You should mention that when using longer whips, you can start losing the upper bands one by one the longer the whip gets. This does improve performance on the lower bands as your video shows.

If your antenna setup can stand the wind loading, capacity hats is the better way to go to get the longer whip equivalent while maintaining a manageable antenna height. This will improve antenna performance even more by using capacitance to counteract and reduce the inductive coil losses with less coil turns needed to match the antenna to a specific frequency.

Cap hats also raise the RF currents above the coil to the top of the antenna since a cap hat is true top loading.
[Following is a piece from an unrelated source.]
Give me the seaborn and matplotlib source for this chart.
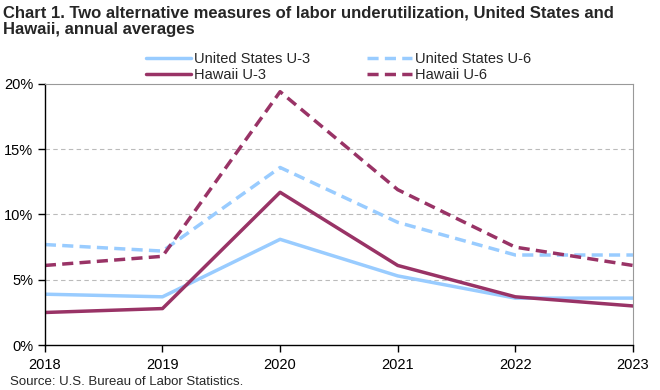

For the Little Tarheel models, cap-hats aren't recommended by the manufacture since these are small antennas with a 1 inch diameter coil. However, I used one on a Little Tarheel and had no problems. The cap-hat needs to be lightweight and no more than a 30 inch radius to keep the weight and wind loading from damaging the antenna coil.

Also just like using longer whips, the larger the cap-hat radius, the upper bands will be lost. A 30 inch radius kept 10 meters with the antenna nearly topped out but I lost 6 meters. So in essence this is like using an 8 ft. whip on the antenna but the capacity hat system is only 2 ft. tall!

I used the DX engineering caphat system on that antenna and now on my larger Model 100A Tarheel.